No production quota was set for Iraq. "Our contacts in Washington suggest that Iraq is unlikely to begin exporting again until the (United Nations administered) oil-for-food program is renewed sometime after its June 3 expiry. The strategy of the US administration appears to be to use the next few weeks to inspect oil facilities, make repairs, get Iraq's refineries working again, and begin establishing a temporary governance structure in the country," Sieminski said.
"Waiting until after June 3 to push for exports is seen as strengthening the US-UK position in the Security Council debate at the UN regarding the administration of Iraq's oil," he said. "OPEC ministers set another meeting for June 11 in Doha, Qatar. In our view, this date ties in nicely with the early June battle shaping up at the UN on Iraqi oil."

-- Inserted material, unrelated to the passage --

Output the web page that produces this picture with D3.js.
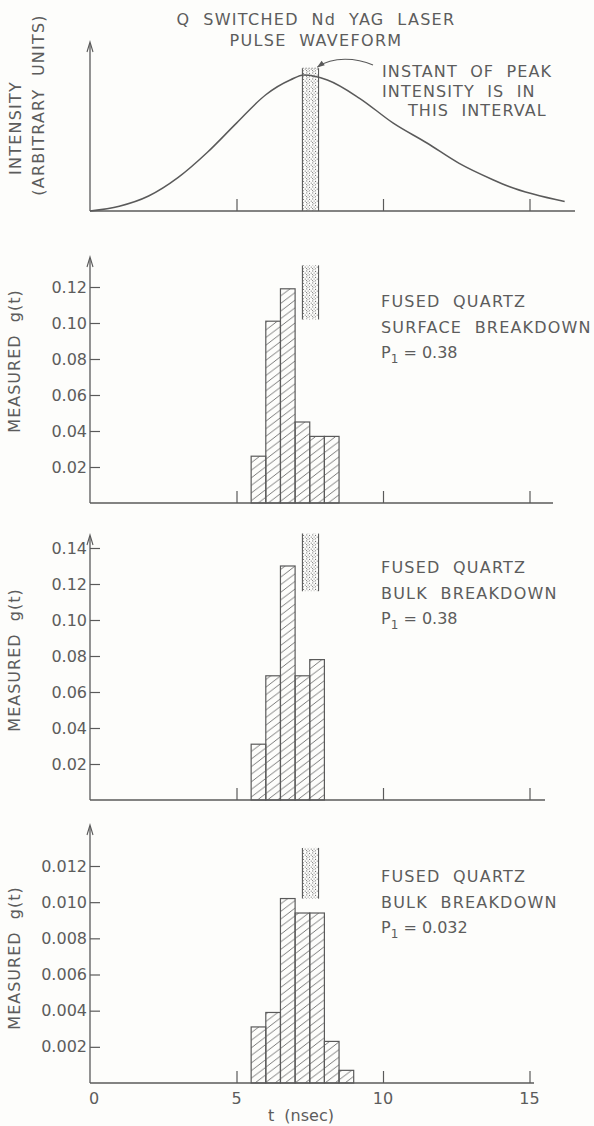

Moreover, Sieminski said, "By allowing a quota boost now, the ministers are giving themselves a higher base from which to make cuts (to accommodate Iraqi exports). A 'soft landing' for oil prices looks plausible in our view."
Meanwhile, Chevron Nigeria Ltd., a subsidiary of ChevronTexaco Corp., said that, since Apr. 4, it has gradually increased production in the Escravos area of Nigeria to a plateau of 310,000 b/d and has lifted the force majeure declared a month ago as a result of civil unrest in that area. The company set no timeframe for a return to full production, however.
Futures prices
The June contract for benchmark US light, sweet crudes dipped by 1¢ to $26.64/bbl Thursday on the New York Mercantile Exchange, while the July position advanced by 2¢ to $26.35/bbl. Unleaded gasoline for May delivery jumped by 3.12¢ to 87.93¢/gal. Heating oil for the same month was up 2.23¢ to 77.3¢/gal.
The May natural gas contract dropped 9.5¢ to $5.47/Mcf on NYMEX as the US Energy Information Administration reported Thursday the injection of 61 bcf of gas into US underground storage during the week ended Apr. 18. That compares with the withdrawal of 48 bcf of gas the previous week and the injection of 69 bcf during the same period last year. US gas storage now stands at 684 bcf, down 891 bcf from a year ago and 573 bcf less than the 5-year average.
Meanwhile, outages at two US nuclear facilities have resulted in incremental demand for 400 MMcfd of gas since October 2002. Reports of a minor leak at a third unit in South Texas could add another 300 MMcfd of incremental gas demand until that plant is brought back on line in late summer, said Robert S. Morris on Thursday at Banc of America Securities, New York.
Projections for 40 of the largest US gas producers indicate that US gas production dropped by 1.8% during the first quarter of this year, compared with the same period in 2002, said Morris. However, he said, "Companies tend to be optimistic regarding their production outlook, and since we started tracking the largest public producers in early 2000, actual reported results have come in about 0.5%, on average, below initial projections."
Moreover, he said, "Excluding the impact of storm-related shut ins in the Gulf (of Mexico) and price-related voluntary curtailments (of gas production) in the first quarter last year, our models indicate that US natural gas production (during the latest quarter) would have declined nearly 5% (since the first quarter of 2002) and around 1.5% (from the fourth quarter)."
IPE, OPEC prices
In London, the June contract for North Sea Brent oil gained 7¢ to $24.33/bbl Thursday on the International Petroleum Exchange. The May natural gas contract lost 1.1¢ to $2.61/Mcf on IPE.
The average price for OPEC's basket of benchmark crudes plunged by $1.17 to $23.97/bbl Thursday.